Ignoring the terrible title, The Crazies sustains tension well and peppers the escape from the quarantined town with lots of shocks to ensure more popcorn ends up on the floor than in your mouth.

Eisner, who directed Sahara, skilfully orchestrates the action sequences.

A fight in a mortuary involving a small, electrical saw will have men in the audience wincing with sympathy pains.

And a showdown in an automatic car wash uses soap suds on the windshield to effectively conceal an attack from one of the infected until the very last moment.

The film opens with a raging inferno sweeping through Ogden Marsh.

Then it rewinds two days to meet Sheriff David Dutton (Timothy Olyphant), who presides over the God-fearing residents with his deputy, Russell (Joe Anderson).

An unfortunate incident on the baseball field casts a dark shadow over the picture postcard town, but this is just the start of the nightmare.

Family man Bill Farnum (Brett Rickaby) commits a horrific act against his wife Deardra (Christie Lynn Smith) and child (Preston Bailey), and is thrown in the police cells.

The change in the temperament of friends and neighbours troubles David, and he discovers the answer in the local creek which feeds into the water supply.

Before he can contain the problem, masked soldiers storm the town.

Judy is condemned to isolation with the other infected residents.

But the sheriff refuses to leave his wife, and embarks on a suicide rescue mission.

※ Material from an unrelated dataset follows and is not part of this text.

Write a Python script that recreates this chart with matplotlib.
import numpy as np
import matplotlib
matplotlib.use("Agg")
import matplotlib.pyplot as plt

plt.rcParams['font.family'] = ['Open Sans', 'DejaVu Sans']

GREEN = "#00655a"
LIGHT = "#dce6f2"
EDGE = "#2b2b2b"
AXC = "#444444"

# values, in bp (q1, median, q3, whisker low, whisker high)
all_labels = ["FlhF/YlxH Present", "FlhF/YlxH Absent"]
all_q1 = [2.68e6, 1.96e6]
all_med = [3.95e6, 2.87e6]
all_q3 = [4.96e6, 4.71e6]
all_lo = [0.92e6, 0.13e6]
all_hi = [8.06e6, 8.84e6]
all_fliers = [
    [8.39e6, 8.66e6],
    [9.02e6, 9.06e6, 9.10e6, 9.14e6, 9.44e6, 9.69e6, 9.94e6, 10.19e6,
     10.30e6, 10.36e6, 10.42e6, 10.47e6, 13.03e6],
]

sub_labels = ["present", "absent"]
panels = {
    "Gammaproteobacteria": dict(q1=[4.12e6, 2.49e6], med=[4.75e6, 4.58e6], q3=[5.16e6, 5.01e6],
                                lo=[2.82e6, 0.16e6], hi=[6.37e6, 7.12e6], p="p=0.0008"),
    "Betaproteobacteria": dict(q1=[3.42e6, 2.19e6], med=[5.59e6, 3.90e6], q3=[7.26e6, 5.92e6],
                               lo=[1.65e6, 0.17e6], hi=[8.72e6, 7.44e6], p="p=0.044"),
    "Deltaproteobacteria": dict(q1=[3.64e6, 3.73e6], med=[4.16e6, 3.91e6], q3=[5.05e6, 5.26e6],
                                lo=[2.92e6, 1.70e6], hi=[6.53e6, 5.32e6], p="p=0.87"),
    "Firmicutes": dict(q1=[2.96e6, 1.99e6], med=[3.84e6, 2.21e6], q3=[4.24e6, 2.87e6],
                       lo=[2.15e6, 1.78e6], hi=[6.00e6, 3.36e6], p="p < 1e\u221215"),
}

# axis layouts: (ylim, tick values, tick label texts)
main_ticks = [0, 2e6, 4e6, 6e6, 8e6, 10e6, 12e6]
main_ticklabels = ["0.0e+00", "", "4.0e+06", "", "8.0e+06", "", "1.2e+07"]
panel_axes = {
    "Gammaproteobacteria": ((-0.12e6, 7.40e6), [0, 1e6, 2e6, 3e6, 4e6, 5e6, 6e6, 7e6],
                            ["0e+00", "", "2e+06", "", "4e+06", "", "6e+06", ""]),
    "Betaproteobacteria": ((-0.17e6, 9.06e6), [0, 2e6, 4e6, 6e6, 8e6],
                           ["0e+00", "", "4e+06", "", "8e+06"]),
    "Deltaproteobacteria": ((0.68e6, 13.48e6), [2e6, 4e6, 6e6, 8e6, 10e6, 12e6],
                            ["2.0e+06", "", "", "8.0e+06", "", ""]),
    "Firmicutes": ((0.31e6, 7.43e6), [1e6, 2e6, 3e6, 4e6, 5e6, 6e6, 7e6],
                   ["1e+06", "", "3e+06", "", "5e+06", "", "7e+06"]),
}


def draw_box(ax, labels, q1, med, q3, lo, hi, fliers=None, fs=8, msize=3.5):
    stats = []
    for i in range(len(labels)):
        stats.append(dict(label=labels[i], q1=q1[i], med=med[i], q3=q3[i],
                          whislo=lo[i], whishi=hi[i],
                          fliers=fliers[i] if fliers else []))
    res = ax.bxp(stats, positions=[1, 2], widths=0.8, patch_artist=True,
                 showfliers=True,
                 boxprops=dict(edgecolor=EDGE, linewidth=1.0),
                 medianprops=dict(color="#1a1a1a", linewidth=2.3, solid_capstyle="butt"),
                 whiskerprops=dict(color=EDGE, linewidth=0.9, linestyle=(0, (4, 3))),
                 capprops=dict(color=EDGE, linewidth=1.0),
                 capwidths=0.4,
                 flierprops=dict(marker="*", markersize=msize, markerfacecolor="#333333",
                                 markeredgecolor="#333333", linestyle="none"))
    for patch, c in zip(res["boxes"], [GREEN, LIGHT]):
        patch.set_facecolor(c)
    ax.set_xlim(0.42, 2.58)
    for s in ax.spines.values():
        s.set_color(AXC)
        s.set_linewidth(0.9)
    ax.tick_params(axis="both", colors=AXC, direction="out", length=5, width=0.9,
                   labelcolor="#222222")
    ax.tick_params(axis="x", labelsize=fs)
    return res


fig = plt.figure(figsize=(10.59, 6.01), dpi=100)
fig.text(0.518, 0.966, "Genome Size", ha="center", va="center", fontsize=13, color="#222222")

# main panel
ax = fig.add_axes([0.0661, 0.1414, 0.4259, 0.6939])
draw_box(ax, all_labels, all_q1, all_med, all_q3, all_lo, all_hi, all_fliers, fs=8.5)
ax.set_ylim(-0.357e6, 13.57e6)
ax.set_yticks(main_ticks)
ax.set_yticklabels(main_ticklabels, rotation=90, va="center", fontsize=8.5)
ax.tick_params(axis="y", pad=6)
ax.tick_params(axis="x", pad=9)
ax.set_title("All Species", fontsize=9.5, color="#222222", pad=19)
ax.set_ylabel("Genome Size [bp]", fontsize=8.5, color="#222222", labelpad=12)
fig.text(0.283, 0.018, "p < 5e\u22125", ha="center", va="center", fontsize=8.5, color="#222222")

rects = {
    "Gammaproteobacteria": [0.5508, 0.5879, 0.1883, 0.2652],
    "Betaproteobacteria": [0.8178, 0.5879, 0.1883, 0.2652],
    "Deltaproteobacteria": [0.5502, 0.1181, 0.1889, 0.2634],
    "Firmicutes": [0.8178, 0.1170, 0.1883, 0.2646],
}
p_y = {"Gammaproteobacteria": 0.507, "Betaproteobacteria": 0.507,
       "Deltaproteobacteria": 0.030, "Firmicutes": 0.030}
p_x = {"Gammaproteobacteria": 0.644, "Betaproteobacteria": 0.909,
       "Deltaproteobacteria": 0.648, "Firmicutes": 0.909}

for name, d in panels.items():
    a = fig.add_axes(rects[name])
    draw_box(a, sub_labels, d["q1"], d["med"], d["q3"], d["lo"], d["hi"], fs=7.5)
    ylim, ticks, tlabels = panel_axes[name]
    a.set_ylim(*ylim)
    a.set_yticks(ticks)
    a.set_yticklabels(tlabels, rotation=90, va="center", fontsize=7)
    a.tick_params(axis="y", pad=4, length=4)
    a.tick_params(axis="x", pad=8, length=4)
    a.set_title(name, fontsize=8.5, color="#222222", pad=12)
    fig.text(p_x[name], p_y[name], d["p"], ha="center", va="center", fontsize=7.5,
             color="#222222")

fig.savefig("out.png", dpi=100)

The Crazies should satiate the blood lust of horror fans, as large numbers of residents are culled by gun, kitchen knife, garden fork and flame thrower.

Meanwhile, Olyphant is a likeable, yet flawed, lead, who allows his love for the people around him to blind him.

The denouement veers wildly toward implausibility to deliver an almighty bang.

But it does neatly set up a potential sequel.